GIVEN INSTRUCTION
Repeat the listing exactly as given, omitting every image.

COLLECTED DATA
>> Start

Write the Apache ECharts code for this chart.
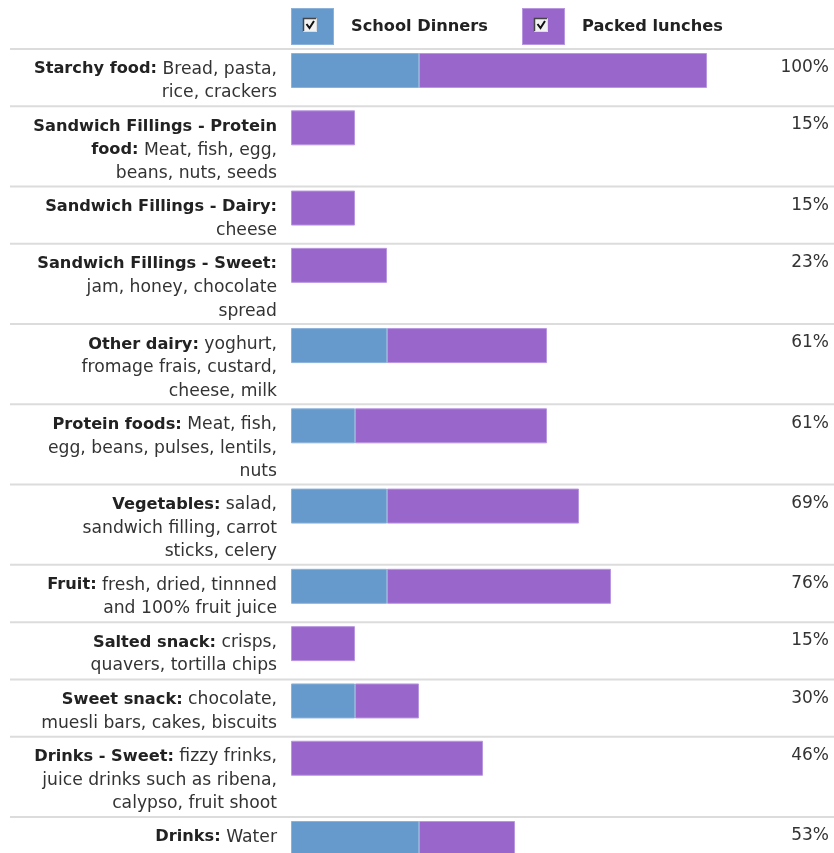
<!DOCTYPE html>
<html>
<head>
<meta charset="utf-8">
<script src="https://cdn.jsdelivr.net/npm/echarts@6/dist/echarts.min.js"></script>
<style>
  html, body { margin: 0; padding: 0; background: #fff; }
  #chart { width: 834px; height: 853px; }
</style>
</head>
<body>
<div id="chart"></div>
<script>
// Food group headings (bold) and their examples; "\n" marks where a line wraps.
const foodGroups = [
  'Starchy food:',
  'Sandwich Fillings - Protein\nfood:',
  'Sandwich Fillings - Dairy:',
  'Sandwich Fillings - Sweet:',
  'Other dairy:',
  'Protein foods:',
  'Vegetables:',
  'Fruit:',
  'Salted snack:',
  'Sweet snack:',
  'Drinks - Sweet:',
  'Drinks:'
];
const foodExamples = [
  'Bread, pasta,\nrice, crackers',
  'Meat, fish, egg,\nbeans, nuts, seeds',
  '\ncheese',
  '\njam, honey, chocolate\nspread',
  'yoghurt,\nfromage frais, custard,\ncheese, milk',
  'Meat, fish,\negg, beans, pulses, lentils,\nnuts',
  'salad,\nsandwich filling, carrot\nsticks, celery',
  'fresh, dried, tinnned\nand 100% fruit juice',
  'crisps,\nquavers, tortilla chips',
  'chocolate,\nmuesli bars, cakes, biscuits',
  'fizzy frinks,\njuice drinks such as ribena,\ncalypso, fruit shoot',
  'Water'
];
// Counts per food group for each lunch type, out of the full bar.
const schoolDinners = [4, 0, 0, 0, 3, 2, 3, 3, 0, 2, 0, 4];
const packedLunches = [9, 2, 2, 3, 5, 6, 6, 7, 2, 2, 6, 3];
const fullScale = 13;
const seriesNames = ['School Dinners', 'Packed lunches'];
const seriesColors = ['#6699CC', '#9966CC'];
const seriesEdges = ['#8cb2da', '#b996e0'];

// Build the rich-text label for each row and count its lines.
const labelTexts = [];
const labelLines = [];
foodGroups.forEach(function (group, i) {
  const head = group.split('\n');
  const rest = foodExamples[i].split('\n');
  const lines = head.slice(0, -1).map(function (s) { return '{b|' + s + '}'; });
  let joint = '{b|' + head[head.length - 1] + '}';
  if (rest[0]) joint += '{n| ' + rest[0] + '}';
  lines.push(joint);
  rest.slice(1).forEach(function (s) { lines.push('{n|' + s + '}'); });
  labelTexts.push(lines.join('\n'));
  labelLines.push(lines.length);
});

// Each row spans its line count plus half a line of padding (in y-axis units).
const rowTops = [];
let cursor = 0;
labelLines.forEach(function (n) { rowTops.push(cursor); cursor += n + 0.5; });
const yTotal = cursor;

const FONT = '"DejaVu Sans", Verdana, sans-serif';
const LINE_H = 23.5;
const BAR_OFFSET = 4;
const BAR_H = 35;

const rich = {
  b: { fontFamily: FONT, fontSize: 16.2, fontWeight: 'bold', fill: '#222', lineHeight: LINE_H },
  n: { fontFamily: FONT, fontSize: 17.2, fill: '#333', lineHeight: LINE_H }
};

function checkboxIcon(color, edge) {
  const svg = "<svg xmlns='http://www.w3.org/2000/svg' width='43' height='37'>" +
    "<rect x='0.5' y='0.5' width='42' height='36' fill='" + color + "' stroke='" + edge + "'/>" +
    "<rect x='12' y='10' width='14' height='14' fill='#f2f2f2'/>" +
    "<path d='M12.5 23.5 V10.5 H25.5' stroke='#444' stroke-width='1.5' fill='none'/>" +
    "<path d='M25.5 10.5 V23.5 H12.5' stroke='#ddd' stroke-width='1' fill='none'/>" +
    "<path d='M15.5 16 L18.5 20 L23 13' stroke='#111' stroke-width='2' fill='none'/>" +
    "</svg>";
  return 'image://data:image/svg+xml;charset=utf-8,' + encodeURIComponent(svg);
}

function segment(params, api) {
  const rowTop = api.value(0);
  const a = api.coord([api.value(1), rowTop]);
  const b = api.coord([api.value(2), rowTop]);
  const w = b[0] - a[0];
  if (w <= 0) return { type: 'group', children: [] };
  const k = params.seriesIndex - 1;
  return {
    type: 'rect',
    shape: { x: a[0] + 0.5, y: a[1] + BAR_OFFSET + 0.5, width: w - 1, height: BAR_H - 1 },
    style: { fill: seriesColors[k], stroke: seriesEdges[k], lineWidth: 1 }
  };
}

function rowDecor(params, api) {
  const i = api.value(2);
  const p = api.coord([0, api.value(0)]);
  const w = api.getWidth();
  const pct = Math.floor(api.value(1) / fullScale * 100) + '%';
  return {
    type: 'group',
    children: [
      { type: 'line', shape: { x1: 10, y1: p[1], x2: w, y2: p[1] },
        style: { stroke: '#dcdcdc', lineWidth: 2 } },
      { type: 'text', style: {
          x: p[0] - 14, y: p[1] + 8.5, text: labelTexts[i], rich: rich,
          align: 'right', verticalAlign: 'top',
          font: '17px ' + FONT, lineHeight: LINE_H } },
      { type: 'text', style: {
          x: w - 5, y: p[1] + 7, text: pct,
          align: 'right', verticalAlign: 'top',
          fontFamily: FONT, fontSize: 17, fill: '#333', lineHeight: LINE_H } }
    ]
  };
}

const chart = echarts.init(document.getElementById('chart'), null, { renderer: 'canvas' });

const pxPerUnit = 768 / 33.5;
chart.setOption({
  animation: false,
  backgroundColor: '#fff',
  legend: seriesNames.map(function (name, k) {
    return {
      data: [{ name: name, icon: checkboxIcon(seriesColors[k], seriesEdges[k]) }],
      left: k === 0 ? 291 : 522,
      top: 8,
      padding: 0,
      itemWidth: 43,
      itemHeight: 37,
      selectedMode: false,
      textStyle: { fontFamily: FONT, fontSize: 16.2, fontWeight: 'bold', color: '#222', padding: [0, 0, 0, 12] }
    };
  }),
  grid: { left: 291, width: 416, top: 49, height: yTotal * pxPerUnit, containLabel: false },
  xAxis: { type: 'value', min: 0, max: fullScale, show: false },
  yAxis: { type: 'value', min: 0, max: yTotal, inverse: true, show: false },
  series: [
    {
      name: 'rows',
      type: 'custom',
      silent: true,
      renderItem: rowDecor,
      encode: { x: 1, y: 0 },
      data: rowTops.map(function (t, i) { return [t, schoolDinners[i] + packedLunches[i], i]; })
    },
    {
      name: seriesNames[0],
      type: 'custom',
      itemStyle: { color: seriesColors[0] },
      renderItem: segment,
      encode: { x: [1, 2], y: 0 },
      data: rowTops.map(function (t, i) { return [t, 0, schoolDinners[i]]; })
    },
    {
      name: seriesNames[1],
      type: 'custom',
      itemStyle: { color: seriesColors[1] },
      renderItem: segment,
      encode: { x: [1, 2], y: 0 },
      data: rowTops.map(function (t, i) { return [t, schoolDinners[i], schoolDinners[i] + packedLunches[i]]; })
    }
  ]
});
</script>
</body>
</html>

>> End

TASK RESULT
Write the Apache ECharts code for this chart.
<!DOCTYPE html>
<html>
<head>
<meta charset="utf-8">
<script src="https://cdn.jsdelivr.net/npm/echarts@6/dist/echarts.min.js"></script>
<style>
  html, body { margin: 0; padding: 0; background: #fff; }
  #chart { width: 834px; height: 853px; }
</style>
</head>
<body>
<div id="chart"></div>
<script>
// Food group headings (bold) and their examples; "\n" marks where a line wraps.
const foodGroups = [
  'Starchy food:',
  'Sandwich Fillings - Protein\nfood:',
  'Sandwich Fillings - Dairy:',
  'Sandwich Fillings - Sweet:',
  'Other dairy:',
  'Protein foods:',
  'Vegetables:',
  'Fruit:',
  'Salted snack:',
  'Sweet snack:',
  'Drinks - Sweet:',
  'Drinks:'
];
const foodExamples = [
  'Bread, pasta,\nrice, crackers',
  'Meat, fish, egg,\nbeans, nuts, seeds',
  '\ncheese',
  '\njam, honey, chocolate\nspread',
  'yoghurt,\nfromage frais, custard,\ncheese, milk',
  'Meat, fish,\negg, beans, pulses, lentils,\nnuts',
  'salad,\nsandwich filling, carrot\nsticks, celery',
  'fresh, dried, tinnned\nand 100% fruit juice',
  'crisps,\nquavers, tortilla chips',
  'chocolate,\nmuesli bars, cakes, biscuits',
  'fizzy frinks,\njuice drinks such as ribena,\ncalypso, fruit shoot',
  'Water'
];
// Counts per food group for each lunch type, out of the full bar.
const schoolDinners = [4, 0, 0, 0, 3, 2, 3, 3, 0, 2, 0, 4];
const packedLunches = [9, 2, 2, 3, 5, 6, 6, 7, 2, 2, 6, 3];
const fullScale = 13;
const seriesNames = ['School Dinners', 'Packed lunches'];
const seriesColors = ['#6699CC', '#9966CC'];
const seriesEdges = ['#8cb2da', '#b996e0'];

// Build the rich-text label for each row and count its lines.
const labelTexts = [];
const labelLines = [];
foodGroups.forEach(function (group, i) {
  const head = group.split('\n');
  const rest = foodExamples[i].split('\n');
  const lines = head.slice(0, -1).map(function (s) { return '{b|' + s + '}'; });
  let joint = '{b|' + head[head.length - 1] + '}';
  if (rest[0]) joint += '{n| ' + rest[0] + '}';
  lines.push(joint);
  rest.slice(1).forEach(function (s) { lines.push('{n|' + s + '}'); });
  labelTexts.push(lines.join('\n'));
  labelLines.push(lines.length);
});

// Each row spans its line count plus half a line of padding (in y-axis units).
const rowTops = [];
let cursor = 0;
labelLines.forEach(function (n) { rowTops.push(cursor); cursor += n + 0.5; });
const yTotal = cursor;

const FONT = '"DejaVu Sans", Verdana, sans-serif';
const LINE_H = 23.5;
const BAR_OFFSET = 4;
const BAR_H = 35;

const rich = {
  b: { fontFamily: FONT, fontSize: 16.2, fontWeight: 'bold', fill: '#222', lineHeight: LINE_H },
  n: { fontFamily: FONT, fontSize: 17.2, fill: '#333', lineHeight: LINE_H }
};

function checkboxIcon(color, edge) {
  const svg = "<svg xmlns='http://www.w3.org/2000/svg' width='43' height='37'>" +
    "<rect x='0.5' y='0.5' width='42' height='36' fill='" + color + "' stroke='" + edge + "'/>" +
    "<rect x='12' y='10' width='14' height='14' fill='#f2f2f2'/>" +
    "<path d='M12.5 23.5 V10.5 H25.5' stroke='#444' stroke-width='1.5' fill='none'/>" +
    "<path d='M25.5 10.5 V23.5 H12.5' stroke='#ddd' stroke-width='1' fill='none'/>" +
    "<path d='M15.5 16 L18.5 20 L23 13' stroke='#111' stroke-width='2' fill='none'/>" +
    "</svg>";
  return 'image://data:image/svg+xml;charset=utf-8,' + encodeURIComponent(svg);
}

function segment(params, api) {
  const rowTop = api.value(0);
  const a = api.coord([api.value(1), rowTop]);
  const b = api.coord([api.value(2), rowTop]);
  const w = b[0] - a[0];
  if (w <= 0) return { type: 'group', children: [] };
  const k = params.seriesIndex - 1;
  return {
    type: 'rect',
    shape: { x: a[0] + 0.5, y: a[1] + BAR_OFFSET + 0.5, width: w - 1, height: BAR_H - 1 },
    style: { fill: seriesColors[k], stroke: seriesEdges[k], lineWidth: 1 }
  };
}

function rowDecor(params, api) {
  const i = api.value(2);
  const p = api.coord([0, api.value(0)]);
  const w = api.getWidth();
  const pct = Math.floor(api.value(1) / fullScale * 100) + '%';
  return {
    type: 'group',
    children: [
      { type: 'line', shape: { x1: 10, y1: p[1], x2: w, y2: p[1] },
        style: { stroke: '#dcdcdc', lineWidth: 2 } },
      { type: 'text', style: {
          x: p[0] - 14, y: p[1] + 8.5, text: labelTexts[i], rich: rich,
          align: 'right', verticalAlign: 'top',
          font: '17px ' + FONT, lineHeight: LINE_H } },
      { type: 'text', style: {
          x: w - 5, y: p[1] + 7, text: pct,
          align: 'right', verticalAlign: 'top',
          fontFamily: FONT, fontSize: 17, fill: '#333', lineHeight: LINE_H } }
    ]
  };
}

const chart = echarts.init(document.getElementById('chart'), null, { renderer: 'canvas' });

const pxPerUnit = 768 / 33.5;
chart.setOption({
  animation: false,
  backgroundColor: '#fff',
  legend: seriesNames.map(function (name, k) {
    return {
      data: [{ name: name, icon: checkboxIcon(seriesColors[k], seriesEdges[k]) }],
      left: k === 0 ? 291 : 522,
      top: 8,
      padding: 0,
      itemWidth: 43,
      itemHeight: 37,
      selectedMode: false,
      textStyle: { fontFamily: FONT, fontSize: 16.2, fontWeight: 'bold', color: '#222', padding: [0, 0, 0, 12] }
    };
  }),
  grid: { left: 291, width: 416, top: 49, height: yTotal * pxPerUnit, containLabel: false },
  xAxis: { type: 'value', min: 0, max: fullScale, show: false },
  yAxis: { type: 'value', min: 0, max: yTotal, inverse: true, show: false },
  series: [
    {
      name: 'rows',
      type: 'custom',
      silent: true,
      renderItem: rowDecor,
      encode: { x: 1, y: 0 },
      data: rowTops.map(function (t, i) { return [t, schoolDinners[i] + packedLunches[i], i]; })
    },
    {
      name: seriesNames[0],
      type: 'custom',
      itemStyle: { color: seriesColors[0] },
      renderItem: segment,
      encode: { x: [1, 2], y: 0 },
      data: rowTops.map(function (t, i) { return [t, 0, schoolDinners[i]]; })
    },
    {
      name: seriesNames[1],
      type: 'custom',
      itemStyle: { color: seriesColors[1] },
      renderItem: segment,
      encode: { x: [1, 2], y: 0 },
      data: rowTops.map(function (t, i) { return [t, schoolDinners[i], schoolDinners[i] + packedLunches[i]]; })
    }
  ]
});
</script>
</body>
</html>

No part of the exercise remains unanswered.